Por Miguel Serras Pereira

Na nona, e uma das mais célebres, se não a mais célebre, das breves Teses sobre a Filosofia da História de Walter Benjamin podemos ler o seguinte:

Existe um quadro de Klee que se intitula Angelus Novus. Representa um anjo que parece preparar-se para se afastar do local em que se mantém imóvel. Os seus olhos estão escancarados, a boca está aberta, as asas desfraldadas. Tal é o aspecto que necessariamente deve ter o anjo da história. O seu rosto está voltado para o passado. Ali onde para nós parece haver uma cadeia de acontecimentos, ele vê apenas uma única e só catástrofe, que não pára de amontoar ruínas sobre ruínas e as lança a seus pés. Ele quereria ficar, despertar os mortos e reunir os vencidos. Mas do Paraíso sopra uma tempestade que se apodera das suas asas, e é tão forte que o anjo não é capaz de voltar a fechá-las. Esta tempestade impele-o incessantemente para o futuro, ao qual volta as costas, enquanto diante dele e até ao céu se acumulam ruínas.
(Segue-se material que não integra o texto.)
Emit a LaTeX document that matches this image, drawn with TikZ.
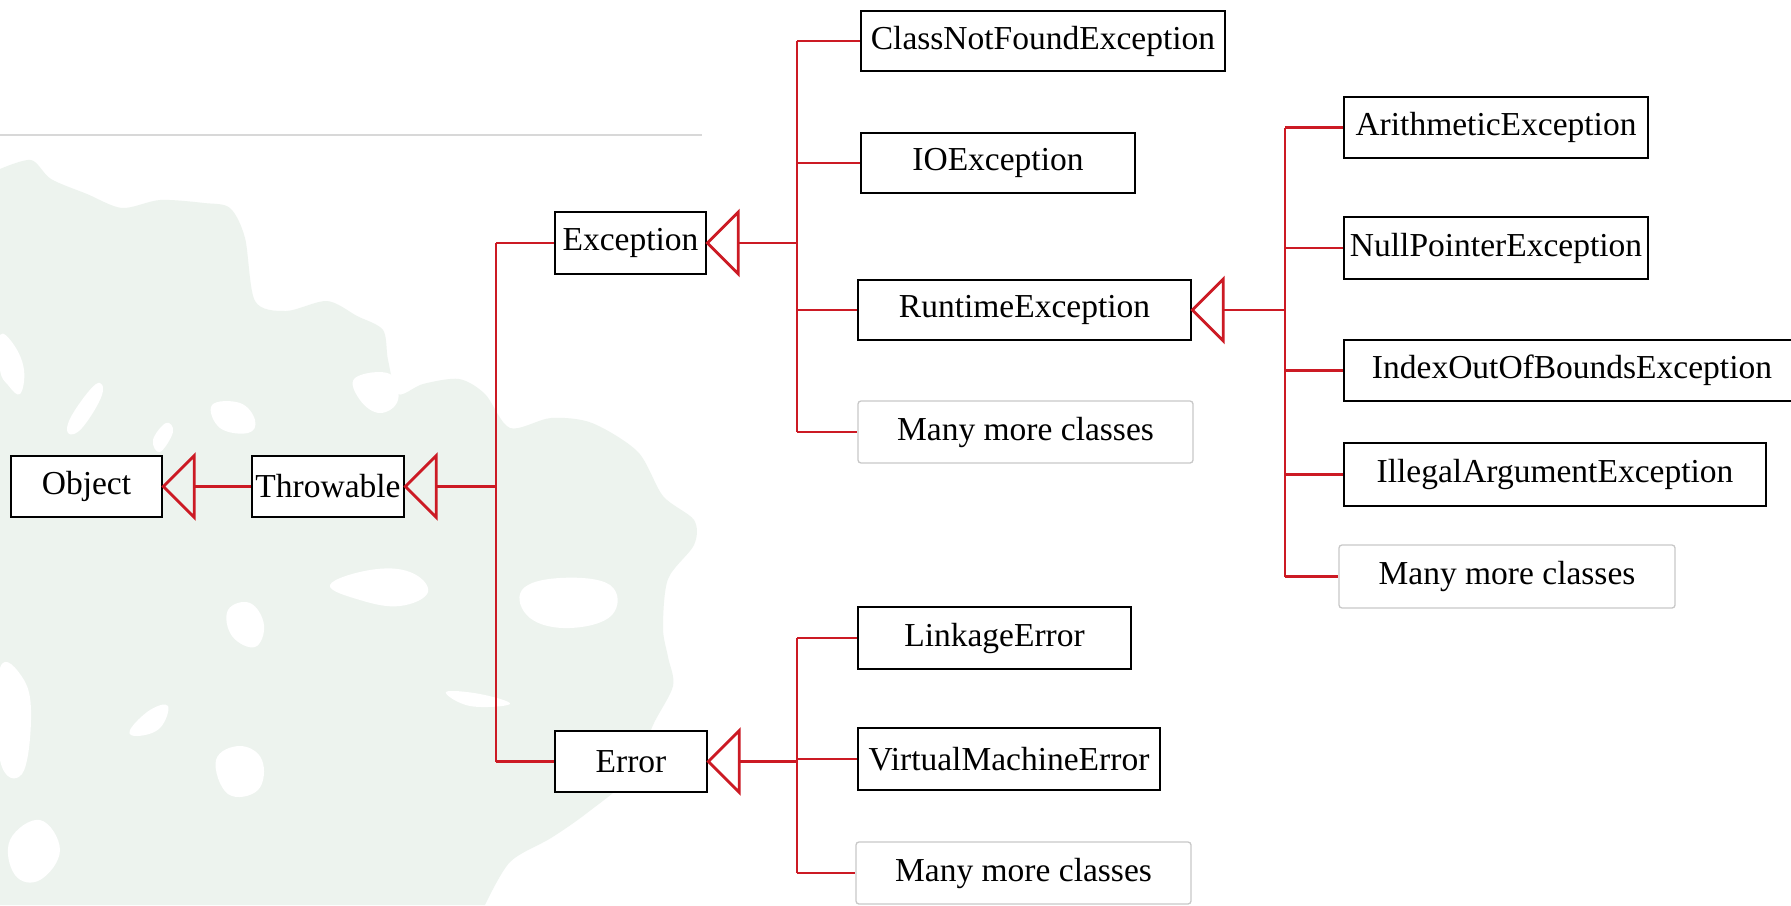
\documentclass[tikz,border=0pt]{standalone}
\usepackage{fontspec}
\setmainfont{Liberation Serif}
\definecolor{conn}{RGB}{204,26,36}
\definecolor{bgblob}{RGB}{237,243,238}
\definecolor{softgray}{RGB}{200,200,200}
\begin{document}
\begin{tikzpicture}[x=1pt,y=-1pt,
  box/.style={draw=black, line width=2.6pt, fill=white, minimum height=61pt,
    inner sep=0pt, font=\fontsize{33.5}{40}\selectfont},
  morebox/.style={box, draw=softgray, line width=1.3pt, rounded corners=3pt},
  link/.style={draw=conn, line width=2.8pt},
  patch/.style={fill=white}]
\useasboundingbox (0,0) rectangle (1791,905);
\fill[white] (0,0) rectangle (1791,905);
% background watermark
\fill[bgblob] plot[smooth, tension=0.5] coordinates {(0,169) (31,160) (51,179) (87,194) (122,208) (160,200) (204,203) (230,208) (245,238) (255,301) (286,311) (327,301) (357,316) (383,330) (388,360) (398,394) (423,384) (459,379) (485,394) (510,428) (551,418) (592,423) (638,452) (663,496) (694,520) (694,545) (668,579) (663,628) (668,657) (673,686) (653,725) (633,774) (587,813) (551,838) (510,862) (485,905)} -- (0,905) -- cycle;
\fill[patch] plot[smooth cycle, tension=0.7] coordinates {(0,335) (14,345) (24,370) (20,394) (8,385) (0,370)};
\fill[patch] plot[smooth cycle, tension=0.7] coordinates {(96,384) (102,395) (82,428) (68,433) (72,415)};
\fill[patch] plot[smooth cycle, tension=0.7] coordinates {(166,423) (173,432) (160,452) (153,440)};
\fill[patch] plot[smooth cycle, tension=0.7] coordinates {(212,405) (240,403) (255,420) (248,433) (220,428)};
\fill[patch] plot[smooth cycle, tension=0.7] coordinates {(355,378) (390,374) (398,400) (380,413) (360,400)};
\fill[patch] plot[smooth cycle, tension=0.7] coordinates {(330,585) (370,570) (410,572) (428,592) (400,606) (360,600)};
\fill[patch] plot[smooth cycle, tension=0.7] coordinates {(228,610) (250,603) (264,625) (255,647) (232,636)};
\fill[patch] plot[smooth cycle, tension=0.7] coordinates {(0,668) (24,680) (31,720) (22,774) (0,760)};
\fill[patch] plot[smooth cycle, tension=0.7] coordinates {(130,730) (150,710) (168,706) (160,728) (138,736)};
\fill[patch] plot[smooth cycle, tension=0.7] coordinates {(216,760) (240,746) (262,760) (258,790) (228,794)};
\fill[patch] plot[smooth cycle, tension=0.7] coordinates {(446,692) (480,694) (510,704) (470,706)};
\fill[patch] plot[smooth cycle, tension=0.7] coordinates {(522,590) (560,578) (610,585) (612,615) (570,628) (530,618)};
\fill[patch] plot[smooth cycle, tension=0.7] coordinates {(10,840) (40,820) (60,850) (40,880) (15,875)};
% thin grey rule
\draw[softgray!70, line width=1.2pt] (0,135) -- (702,135);
% classes
\node[box, minimum width=151pt] (object) at (86.5,486.5) {Object};
\node[box, minimum width=152pt] (throwable) at (328,486.5) {Throwable};
\node[box, minimum width=151pt, minimum height=62pt] (exception) at (630.5,243) {Exception};
\node[box, minimum width=152pt] (error) at (631,761.5) {Error};
\node[box, minimum width=364pt, minimum height=60pt] (cnf) at (1043,41) {ClassNotFoundException};
\node[box, minimum width=274pt, minimum height=60pt] (io) at (998,163) {IOException};
\node[box, minimum width=333pt, minimum height=60pt] (rt) at (1024.5,310) {RuntimeException};
\node[morebox, minimum width=335pt, minimum height=62pt] (moreex) at (1025.5,432) {Many more classes};
\node[box, minimum width=304pt] (arith) at (1496,127.5) {ArithmeticException};
\node[box, minimum width=304pt, minimum height=62pt] (npe) at (1496,248) {NullPointerException};
\node[box, minimum width=456pt] (ioob) at (1572,370.5) {IndexOutOfBoundsException};
\node[box, minimum width=422pt, minimum height=63pt] (iae) at (1555,474.5) {IllegalArgumentException};
\node[morebox, minimum width=336pt, minimum height=63pt] (morert) at (1507,576.5) {Many more classes};
\node[box, minimum width=273pt, minimum height=62pt] (link) at (994.5,638) {LinkageError};
\node[box, minimum width=302pt, minimum height=62pt] (vm) at (1009,759) {VirtualMachineError};
\node[morebox, minimum width=335pt, minimum height=62pt] (moreerr) at (1023.5,873) {Many more classes};
% bus positions
\coordinate (trunk) at (496,0);
\coordinate (exbus) at (797,0);
\coordinate (rtbus) at (1285,0);
\coordinate (errbus) at (797,0);
% Throwable -> Object
\draw[link] (object.east) -- ++(31,-31) -- ++(0,62) -- cycle;
\draw[link] (object.east) ++(31,0) -- (throwable.west);
% Exception, Error -> Throwable
\draw[link] (throwable.east) -- ++(31,-31) -- ++(0,62) -- cycle;
\draw[link] (throwable.east) ++(31,0) -- (throwable.east -| trunk);
\draw[link] (exception.west -| trunk) -- (error.west -| trunk);
\draw[link] (exception.west -| trunk) -- (exception.west);
\draw[link] (error.west -| trunk) -- (error.west);
% Exception subclasses
\draw[link] (exception.east) -- ++(31,-31) -- ++(0,62) -- cycle;
\draw[link] (exception.east) ++(31,0) -- (exception.east -| exbus);
\draw[link] (cnf.west -| exbus) -- (moreex.west -| exbus);
\foreach \n in {cnf,io,rt,moreex} \draw[link] (\n.west -| exbus) -- (\n.west);
% RuntimeException subclasses
\draw[link] (rt.east) -- ++(31,-31) -- ++(0,62) -- cycle;
\draw[link] (rt.east) ++(31,0) -- (rt.east -| rtbus);
\draw[link] (arith.west -| rtbus) -- (morert.west -| rtbus);
\foreach \n in {arith,npe,ioob,iae,morert} \draw[link] (\n.west -| rtbus) -- (\n.west);
% Error subclasses
\draw[link] (error.east) -- ++(31,-31) -- ++(0,62) -- cycle;
\draw[link] (error.east) ++(31,0) -- (error.east -| errbus);
\draw[link] (link.west -| errbus) -- (moreerr.west -| errbus);
\foreach \n in {link,vm,moreerr} \draw[link] (\n.west -| errbus) -- (\n.west);
\end{tikzpicture}
\end{document}
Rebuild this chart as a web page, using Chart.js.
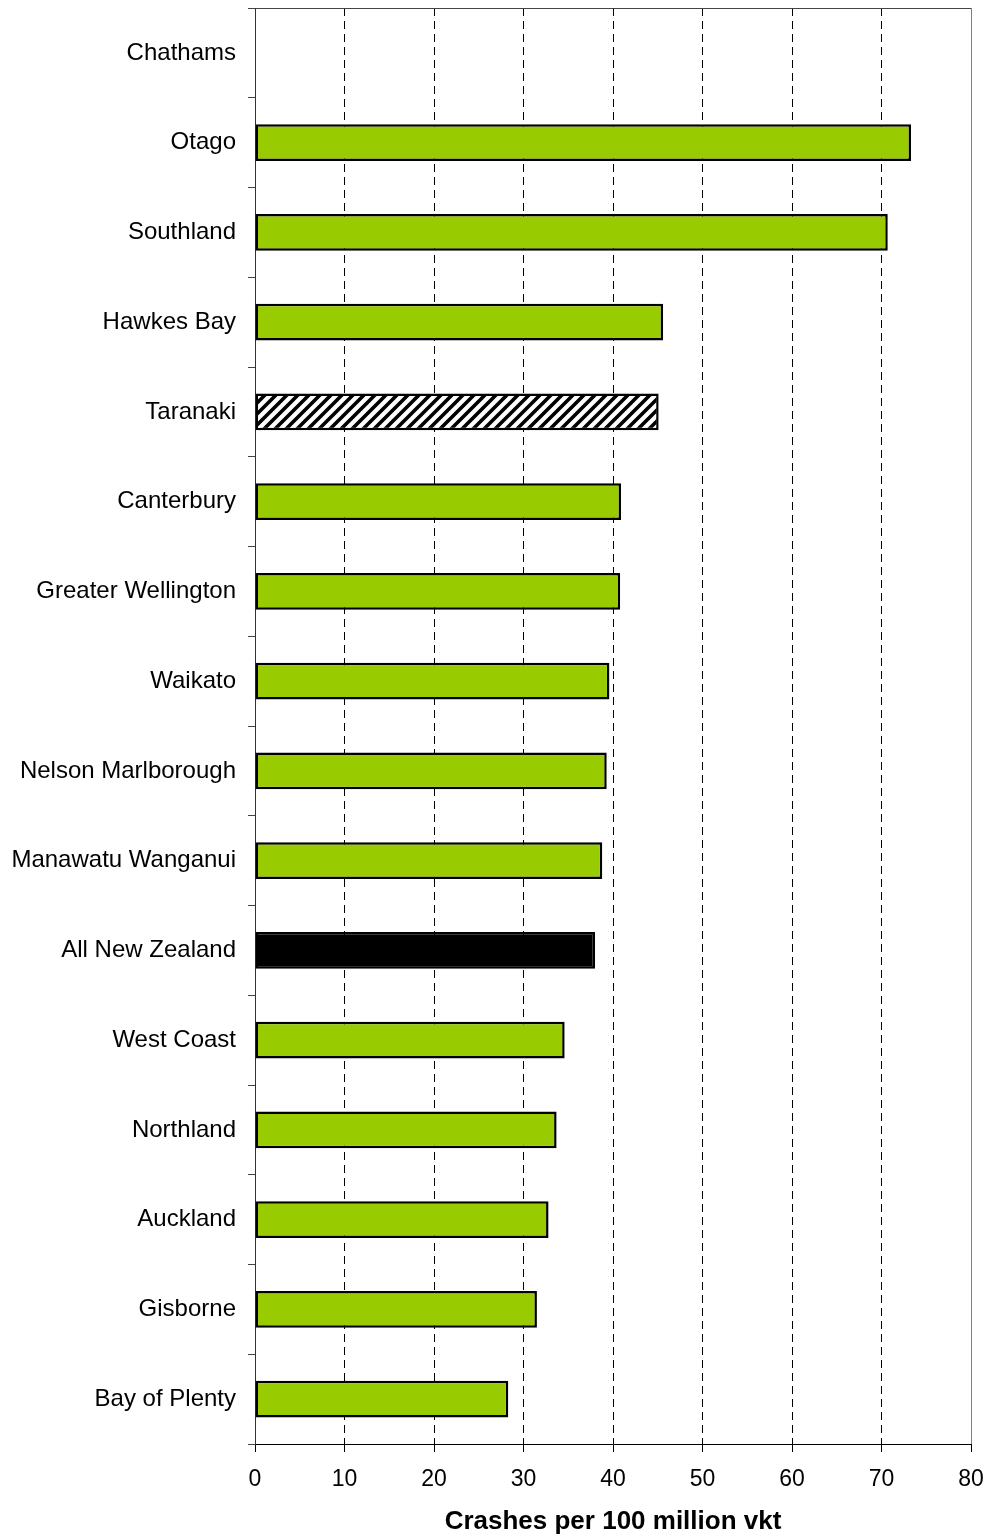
<!DOCTYPE html>
<html>
<head>
<meta charset="utf-8">
<script src="https://cdn.jsdelivr.net/npm/chart.js@4.4.0/dist/chart.umd.min.js"></script>
<style>
  html, body { margin: 0; padding: 0; background: #fff; }
  #wrap { width: 987px; height: 1537px; }
</style>
</head>
<body>
<div id="wrap"><canvas id="crashChart" width="987" height="1537"></canvas></div>
<script>
  /* ── Data ── */
  const regions = [
    'Chathams', 'Otago', 'Southland', 'Hawkes Bay', 'Taranaki', 'Canterbury',
    'Greater Wellington', 'Waikato', 'Nelson Marlborough', 'Manawatu Wanganui',
    'All New Zealand', 'West Coast', 'Northland', 'Auckland', 'Gisborne', 'Bay of Plenty'
  ];
  const crashRates = [null, 73.3, 70.7, 45.6, 45.1, 40.9, 40.8, 39.6, 39.3, 38.8, 38.0, 34.6, 33.7, 32.8, 31.5, 28.3];
  const xTicks = [0, 10, 20, 30, 40, 50, 60, 70, 80];
  const xTitle = 'Crashes per 100 million vkt';

  /* ── Hatch pattern for Taranaki ── */
  function hatch() {
    const s = 11;
    const c = document.createElement('canvas');
    c.width = s; c.height = s;
    const g = c.getContext('2d');
    g.fillStyle = '#fff';
    g.fillRect(0, 0, s, s);
    g.strokeStyle = '#000';
    g.lineWidth = 3.6;
    g.beginPath();
    g.moveTo(-2, s + 2); g.lineTo(s + 2, -2);
    g.moveTo(-2, 2); g.lineTo(2, -2);
    g.moveTo(s - 2, s + 2); g.lineTo(s + 2, s - 2);
    g.stroke();
    return g.createPattern(c, 'repeat');
  }
  const stripes = hatch();

  const fills = regions.map(r =>
    r === 'All New Zealand' ? '#000000' : r === 'Taranaki' ? stripes : '#99CC00'
  );

  const font = "'Liberation Sans', Arial, sans-serif";

  new Chart(document.getElementById('crashChart'), {
    type: 'bar',
    data: {
      labels: regions,
      datasets: [{
        data: crashRates,
        backgroundColor: fills,
        borderColor: '#000',
        borderWidth: 2.5,
        borderSkipped: false,
        categoryPercentage: 1,
        barPercentage: 0.41,
      }],
    },
    options: {
      indexAxis: 'y',
      responsive: false,
      animation: false,
      events: [],
      layout: { padding: { top: 8, right: 16, left: 0, bottom: 0 } },
      plugins: { legend: { display: false }, tooltip: { enabled: false } },
      scales: {
        x: {
          min: 0, max: 80,
          afterBuildTicks: s => { s.ticks = xTicks.map(v => ({ value: v })); },
          afterFit: s => { s.height = 93; s.paddingLeft = 0; s.paddingRight = 0; },
          grid: {
            color: c => (c.tick && c.tick.value === 80) ? '#808080' : '#000',
            lineWidth: 1,
            tickLength: 8,
            tickColor: '#000',
          },
          border: {
            color: '#000', width: 1,
            dash: c => (c.tick && c.tick.value > 0 && c.tick.value < 80) ? [8, 5] : [],
          },
          ticks: { color: '#000', font: { family: font, size: 23 }, padding: 14, maxRotation: 0 },
          title: {
            display: true, text: xTitle, color: '#000',
            font: { family: font, size: 26, weight: 'bold' },
            padding: { top: 4, bottom: 0 },
          },
        },
        y: {
          afterFit: s => { s.width = 255; s.paddingTop = 0; s.paddingBottom = 0; },
          grid: {
            offset: true,
            drawOnChartArea: true,
            color: c => c.index === 0 ? '#444' : 'rgba(0,0,0,0)',
            tickColor: '#444',
            tickLength: 7,
          },
          border: { color: '#333', width: 1 },
          ticks: { color: '#000', font: { family: font, size: 24 }, padding: 12, autoSkip: false },
        },
      },
    },
  });
</script>
</body>
</html>
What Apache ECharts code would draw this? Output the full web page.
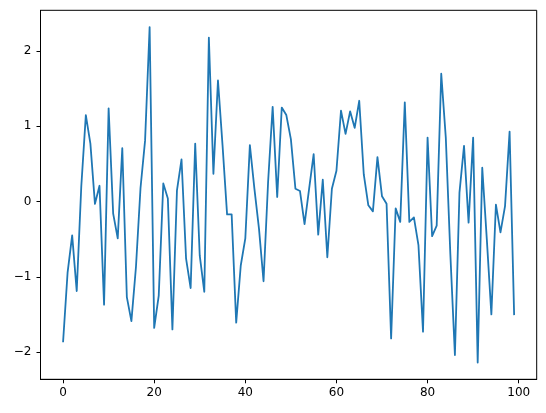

Esta tempestade é aquilo a que nós chamamos o progresso. 1

Pois bem, embora não saibamos se Maria João Cantinho, que, como ensaísta, tem visitado insistentemente a obra de Benjamin, teve em mente, ao escrever o seguinte poema propor-nos uma alternativa à tese de Benjamin e à sua concepção da “tempestade” da História, o certo é que se torna difícil não descobrirmos nas suas palavras uma réplica essencial — uma resposta alternativa à de Benjamin, ainda que retomando o seu ponto de partida. Senão vejamos:

Essa mulher que caminha no orvalho da madrugada,
de pés nus, que dança na margem do rio,
ouvindo o vento da noite,
           essa mulher
que canta o silêncio até onde o grito,
traz na fronte a cicatriz,
que se desenha como a luz na água, a sua loucura,
          ela, alheia a tudo,
dança até onde a música eleva os seus pés,
ardem-lhe os lábios, morde a dor, a vida
e nada recusa.

Dança até onde a tempestade a leva. 2

De facto, como não pensar, perante a “mulher que caminha no orvalho da madrugada” e “até onde a tempestade a leva”, no Anjo de Benjamin, que a tempestade obriga a avançar, recuando, e força ao progresso do futuro, acumulando ruínas aos seus pés? Mas o Anjo de Benjamin quereria ficar no passado ou voltar a ele; vira-se para o passado, contra o vento que dele vem e, acumulando ruínas a seus pés, o impele, num progresso forçado, juntamente com as ruínas, para o futuro. Não resta ao Anjo outro caminho a propor-nos senão, talvez, a imobilidade expectante do credo quia absurdum (“creio porque absurdo”) da esperança messiânica num Fim da História que a resgate, e supere, como prova do advento da redenção — e da língua única, que reunirá, mas suprimindo-as, todas as línguas. A Mulher, que Maria João Cantinho nos mostra neste seu poema de O Traço do Anjo, se luta contra o vento do passado, não o recusa nem renega; deixa que esse vento do passado sopre e se torne impulso, não de esperança ou progresso tendo por meta um futuro já prescrito, mas impulso presente na dança que dança ao dançar o seu caminho — agora mesmo, a cada instante, sempre agora, “até onde a tempestade a leva”. A tempestade fustiga ambos, o Anjo e a Mulher, mas o Anjo resiste-lhe, recuando, com os olhos postos nas ruínas da Terra Prometida perdida no passado, enquanto a dança da Mulher navega a própria tempestade. Virando costas ao Anjo, mensageiro da necessidade histórica, mas não à tempestade, que é a própria História, incerta desde sempre e para sempre. E fá-lo um pouco, ocorre-me agora, do mesmo modo, que Sophia nos convidava a retomarmos a “solenidade e risco” dos que “[n]avegavam sem o mapa que faziam” 3. Tal é o caminho que a navegação da Mulher faz: no vento por onde chega, é a sua voz que canta; na tempestade que a leva, é ela quem dança.

Notas
1 Walter Benjamin, Sobre Arte, Técnica, Linguagem e Política, tradução de Maria Luz Moita, Maria Amélia Cruz e Manuel Alberto, Lisboa, Relógio D’Água, 1992.
2 Maria João Cantinho, O Traço do Anjo, Porto, Editora Edium, 2011.
3 Sophia de Mello Breyner Andresen, Obra Poética, Lisboa, Assírio & Alvim, 2018.